Nel 2024, invece, le unità di lavoro sono cresciute a 25,1 milioni circa. Il ragionamento di Meloni è il seguente: la crescita delle unità di lavoro è la spiegazione della crescita del prelievo (e quindi della pressione fiscale apparente). In realtà, se moltiplichiamo le unità di lavoro del 2024 (25,1 milioni) per il prelievo pro capite del 2023 (36mila euro), otteniamo un prelievo ipotetico di circa 902,3 miliardi.
Ma il prelievo nel 2024 è aumentato molto di più, arrivando a 933,5 miliardi, e quindi la “spiegazione” di Meloni spiega, in realtà, meno del 40 per cento dell’incremento osservato del prelievo. Si noti che questa percentuale si ottiene ipotizzando che l’incremento delle unità di lavoro sia interamente dovuto a quelle regolari, cosa che non è affatto certa, visto che la distinzione tra unità di lavoro regolari e irregolari sarà resa nota in futuro.
Non solo, ma se rapportiamo i 902,3 miliardi (cioè il prelievo a cui saremmo arrivati se quello pro capite fosse rimasto costante rispetto al 2023, ma tenendo conto dell’aumento delle unità di lavoro) al Pil del 2024, la pressione fiscale sarebbe dovuta rimanere sostanzialmente costante (anzi, in leggero calo) rispetto a quella del 2023.
Com’è andata per davvero
Ciò che presumibilmente è successo è l’incremento del drenaggio fiscale, o fiscal drag, ovvero l’incremento del prelievo che avviene naturalmente in tempo di inflazione.
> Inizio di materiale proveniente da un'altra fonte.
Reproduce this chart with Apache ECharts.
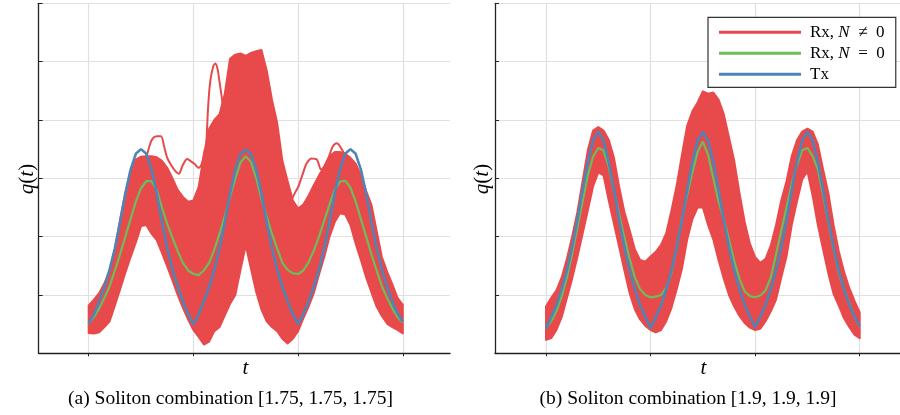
<!DOCTYPE html>
<html>
<head>
<meta charset="utf-8">
<script src="https://cdn.jsdelivr.net/npm/echarts@6.0.0/dist/echarts.min.js"></script>
<style>
  html, body { margin: 0; padding: 0; background: #fff; }
  #chart { width: 900px; height: 415px; }
</style>
</head>
<body>
<div id="chart"></div>
<script>
// sample positions along t (tick marks sit at 0, 1, 2, 3)
const tValues = [0,0.05,0.1,0.15,0.2,0.25,0.3,0.35,0.4,0.45,0.5,0.55,0.6,0.65,0.7,0.75,0.8,0.85,0.9,0.95,1,
  1.05,1.1,1.15,1.2,1.25,1.3,1.35,1.4,1.45,1.5,1.55,1.6,1.65,1.7,1.75,1.8,1.85,1.9,1.95,2,
  2.05,2.1,2.15,2.2,2.25,2.3,2.35,2.4,2.45,2.5,2.55,2.6,2.65,2.7,2.75,2.8,2.85,2.9,2.95,3];
const xTicks = [0, 1, 2, 3];

// (a) [1.75, 1.75, 1.75]
const txA = [0.51,0.67,0.89,1.14,1.44,1.80,2.25,2.74,3.15,3.42,3.50,3.42,3.15,2.74,2.25,1.80,1.44,1.14,0.89,0.67,0.49,
  0.67,0.89,1.14,1.44,1.80,2.25,2.74,3.15,3.42,3.49,3.42,3.15,2.74,2.25,1.80,1.44,1.14,0.89,0.67,0.50,
  0.67,0.89,1.14,1.44,1.80,2.25,2.74,3.15,3.42,3.50,3.42,3.15,2.74,2.25,1.80,1.44,1.14,0.89,0.68,0.54];
const rxCleanA = [0.51,0.62,0.77,0.95,1.15,1.42,1.70,2.00,2.30,2.60,2.83,2.95,2.95,2.80,2.50,2.22,1.98,1.75,1.55,1.42,1.36,
  1.34,1.42,1.55,1.78,2.05,2.35,2.68,3.00,3.27,3.38,3.28,3.00,2.65,2.35,2.05,1.80,1.55,1.43,1.37,1.36,
  1.42,1.56,1.76,2.00,2.28,2.55,2.80,2.94,2.96,2.84,2.60,2.30,2.00,1.70,1.42,1.15,0.95,0.77,0.62,0.53];
const rxUpperA = [0.82,0.92,1.03,1.20,1.42,1.78,2.30,2.75,3.12,3.32,3.37,3.38,3.38,3.36,3.30,3.18,3.00,2.80,2.68,2.60,2.62,
  2.85,3.40,3.85,4.00,4.10,4.45,5.05,5.12,5.14,5.10,5.15,5.18,5.20,4.85,4.35,3.95,3.30,2.95,2.62,2.48,
  2.55,2.70,2.88,3.05,3.20,3.38,3.45,3.45,3.42,3.35,3.25,3.05,2.78,2.55,2.10,1.65,1.40,1.18,0.95,0.83];
const rxLowerA = [0.35,0.34,0.36,0.45,0.55,0.82,1.10,1.38,1.65,1.90,2.18,2.20,2.05,1.94,1.72,1.49,1.25,1.00,0.78,0.58,0.40,
  0.28,0.15,0.20,0.38,0.45,0.65,0.85,1.00,1.43,1.85,1.45,1.05,0.75,0.55,0.45,0.38,0.25,0.17,0.25,0.38,
  0.60,0.80,1.03,1.35,1.65,2.00,2.25,2.40,2.38,2.20,1.88,1.60,1.30,1.05,0.80,0.64,0.51,0.45,0.40,0.34];
// single noisy traces that stick out of the bulk
const strayA1 = [[1.05,2.6],[1.09,3.0],[1.12,3.5],[1.14,4.2],[1.16,4.65],[1.19,4.92],[1.21,4.97],[1.23,4.88],[1.25,4.65],[1.27,4.4],[1.29,4.1],[1.31,3.8]];
const strayA2 = [[0.55,3.35],[0.58,3.55],[0.61,3.68],[0.65,3.72],[0.69,3.72],[0.72,3.55],[0.75,3.35],[0.79,3.22],[0.83,3.12],[0.86,3.08],[0.9,3.23],[0.94,3.33],[0.97,3.3],[1.01,3.25],[1.05,3.18],[1.08,3.25],[1.11,3.5]];
const strayA3 = [[1.93,2.6],[1.97,2.75],[2.0,2.85],[2.04,3.05],[2.08,3.25],[2.13,3.34],[2.18,3.32],[2.22,3.15],[2.25,3.2],[2.29,3.35],[2.33,3.54],[2.37,3.6],[2.41,3.52],[2.44,3.42]];

// (b) [1.9, 1.9, 1.9]
const txB = [0.43,0.62,0.82,1.10,1.42,1.82,2.28,2.80,3.28,3.65,3.80,3.65,3.28,2.80,2.28,1.82,1.42,1.10,0.82,0.62,0.43,
  0.62,0.82,1.10,1.42,1.82,2.28,2.80,3.28,3.65,3.79,3.65,3.28,2.80,2.28,1.82,1.42,1.10,0.83,0.63,0.45,
  0.63,0.83,1.10,1.42,1.82,2.28,2.80,3.28,3.65,3.80,3.65,3.28,2.80,2.28,1.82,1.42,1.10,0.83,0.63,0.46];
const rxCleanB = [0.43,0.55,0.72,0.98,1.30,1.70,2.15,2.60,3.05,3.37,3.52,3.48,3.20,2.78,2.38,1.98,1.62,1.30,1.10,1.00,0.96,
  0.97,1.00,1.12,1.38,1.82,2.30,2.72,3.10,3.45,3.63,3.40,3.00,2.60,2.30,1.95,1.58,1.28,1.06,0.98,0.96,
  0.99,1.08,1.30,1.70,2.10,2.50,2.90,3.22,3.48,3.52,3.38,3.15,2.72,2.25,1.80,1.38,1.10,0.85,0.62,0.46];
const rxUpperB = [0.80,0.95,1.08,1.30,1.62,2.00,2.42,2.95,3.48,3.82,3.88,3.82,3.66,3.35,2.85,2.42,2.11,1.78,1.60,1.57,1.66,
  1.74,1.86,2.06,2.45,2.88,3.40,3.90,4.15,4.30,4.49,4.45,4.47,4.35,4.10,3.70,3.30,2.75,2.25,1.88,1.65,
  1.55,1.62,1.85,2.20,2.62,2.95,3.38,3.65,3.80,3.85,3.80,3.58,3.15,2.75,2.20,1.75,1.40,1.12,0.90,0.70];
const rxLowerB = [0.23,0.26,0.40,0.62,0.95,1.28,1.65,2.05,2.45,2.86,3.10,3.05,2.62,2.22,1.82,1.42,1.03,0.75,0.58,0.47,0.40,
  0.36,0.40,0.55,0.78,1.10,1.45,1.95,2.30,2.50,2.50,2.20,1.95,1.60,1.28,1.00,0.80,0.64,0.52,0.44,0.40,
  0.42,0.55,0.72,0.92,1.30,1.66,2.20,2.60,2.98,3.12,2.70,2.20,1.78,1.37,1.02,0.82,0.60,0.45,0.32,0.26];

const RED = '#e8494b';
const GREEN = '#6cbd5c';
const BLUE = '#4f84b6';
const SERIF = '"Liberation Serif", "DejaVu Serif", serif';
const NAME_NOISY = 'Rx, N ≠ 0';
const NAME_CLEAN = 'Rx, N = 0';
const NAME_TX = 'Tx';

function pairs(ys) {
  return tValues.map((t, i) => [t, ys[i]]);
}

// the bulk of the noisy traces: region between lower and upper envelope
function bandSeries(k, lower, upper) {
  return {
    name: NAME_NOISY, type: 'custom', xAxisIndex: k, yAxisIndex: k,
    coordinateSystem: 'cartesian2d', z: 1, silent: true,
    itemStyle: { color: RED },
    data: [[1.5, 3]],
    renderItem: function (params, api) {
      const pts = [];
      for (let i = 0; i < tValues.length; i++) pts.push(api.coord([tValues[i], upper[i]]));
      for (let i = tValues.length - 1; i >= 0; i--) pts.push(api.coord([tValues[i], lower[i]]));
      return {
        type: 'polygon',
        shape: { points: pts },
        style: { fill: RED, stroke: RED, lineWidth: 2, lineJoin: 'round' }
      };
    }
  };
}

function panelSeries(k, lower, upper, clean, tx, strays) {
  const list = [bandSeries(k, lower, upper)];
  strays.forEach(s => {
    list.push({
      name: NAME_NOISY, type: 'line', xAxisIndex: k, yAxisIndex: k,
      data: s, symbol: 'none', z: 2, smooth: 0.3,
      itemStyle: { color: RED },
      lineStyle: { color: RED, width: 2 }
    });
  });
  list.push({
    name: NAME_CLEAN, type: 'line', xAxisIndex: k, yAxisIndex: k,
    data: pairs(clean), symbol: 'none', z: 3,
    itemStyle: { color: GREEN },
    lineStyle: { color: GREEN, width: 2.2 }
  });
  list.push({
    name: NAME_TX, type: 'line', xAxisIndex: k, yAxisIndex: k,
    data: pairs(tx), symbol: 'none', z: 4,
    itemStyle: { color: BLUE },
    lineStyle: { color: BLUE, width: 2.6 }
  });
  return list;
}

function xAxisFor(k, min, max) {
  return {
    type: 'value', gridIndex: k, min: min, max: max,
    axisLine: { show: true, onZero: false, lineStyle: { color: '#222', width: 1.3 } },
    axisTick: { show: true, inside: false, length: 3, customValues: xTicks, lineStyle: { color: '#222' } },
    axisLabel: { show: false, customValues: xTicks },
    splitLine: { show: true, customValues: xTicks, lineStyle: { color: '#e0e0e0', width: 1.2 } }
  };
}

function yAxisFor(k) {
  return {
    type: 'value', gridIndex: k, min: 0, max: 6, interval: 1,
    axisLine: { show: true, onZero: false, lineStyle: { color: '#222', width: 1.3 } },
    axisTick: { show: true, inside: true, length: 4, lineStyle: { color: '#222' } },
    axisLabel: { show: false },
    splitLine: { show: true, lineStyle: { color: '#e0e0e0', width: 1.2 } }
  };
}

function qLabel(x) {
  return {
    type: 'text', x: x, y: 179, rotation: Math.PI / 2,
    style: {
      text: '{i|q}{r|(}{i|t}{r|)}',
      textAlign: 'center', textVerticalAlign: 'middle', fill: '#000',
      rich: {
        i: { fontFamily: SERIF, fontSize: 21, fontStyle: 'italic' },
        r: { fontFamily: SERIF, fontSize: 21 }
      }
    }
  };
}

function tLabel(x) {
  return {
    type: 'text', x: x, y: 368,
    style: {
      text: 't', font: 'italic 21px ' + SERIF,
      textAlign: 'center', textVerticalAlign: 'middle', fill: '#000'
    }
  };
}

function caption(x, text) {
  return {
    type: 'text', x: x, y: 399,
    style: {
      text: text, font: '19.5px ' + SERIF,
      textAlign: 'center', textVerticalAlign: 'middle', fill: '#000'
    }
  };
}

const chart = echarts.init(document.getElementById('chart'));

const option = {
  animation: false,
  backgroundColor: '#fff',
  grid: [
    { left: 38.7, top: 3.3, width: 411.3, height: 350 },
    { left: 495, top: 3.3, width: 405, height: 350 }
  ],
  xAxis: [xAxisFor(0, -0.4776, 3.451), xAxisFor(1, -0.4877, 3.3854)],
  yAxis: [yAxisFor(0), yAxisFor(1)],
  legend: {
    data: [NAME_NOISY, NAME_CLEAN, NAME_TX],
    orient: 'vertical',
    left: 708, top: 17.3,
    padding: [6, 11, 4, 11],
    itemGap: 3,
    itemWidth: 82, itemHeight: 3,
    icon: 'rect',
    borderColor: '#333', borderWidth: 1.2, borderRadius: 0,
    backgroundColor: '#fff',
    selectedMode: false,
    formatter: function (name) {
      if (name === NAME_NOISY) return '{r|Rx, }{i|N}{r|\u2002≠\u20020}';
      if (name === NAME_CLEAN) return '{r|Rx, }{i|N}{r|\u2002=\u20020}';
      return '{r|Tx}';
    },
    textStyle: {
      color: '#000', fontFamily: SERIF, fontSize: 17, lineHeight: 18,
      padding: [0, 0, 0, 4],
      rich: {
        r: { fontFamily: SERIF, fontSize: 17, lineHeight: 18 },
        i: { fontFamily: SERIF, fontSize: 17, lineHeight: 18, fontStyle: 'italic' }
      }
    }
  },
  graphic: [
    qLabel(27), qLabel(482),
    tLabel(245.5), tLabel(703.3),
    caption(230.5, '(a) Soliton combination [1.75, 1.75, 1.75]'),
    caption(688, '(b) Soliton combination [1.9, 1.9, 1.9]')
  ],
  series: []
    .concat(panelSeries(0, rxLowerA, rxUpperA, rxCleanA, txA, [strayA1, strayA2, strayA3]))
    .concat(panelSeries(1, rxLowerB, rxUpperB, rxCleanB, txB, []))
};

chart.setOption(option);
</script>
</body>
</html>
Dato che, in attuazione del principio di progressività, le imposte tendono ad aumentare (in quota) rispetto al reddito, la pressione fiscale (sia apparente sia reale) tende a crescere in epoca di inflazione, perché il numeratore cresce più del denominatore. Si tratta di un fenomeno noto, che pone qualche problema alla politica e ai governi, perché questo drenaggio è particolarmente dannoso per i lavoratori dipendenti a basso reddito.
In conclusione: giusto interpretare il dato della pressione fiscale, ma se si vuole sostenere una tesi (e con una certa supponenza) bisognerebbe anche avere l’umiltà di sporcarsi le mani con i numeri veri che quella tesi utilizza e con le realtà che questi rivelano.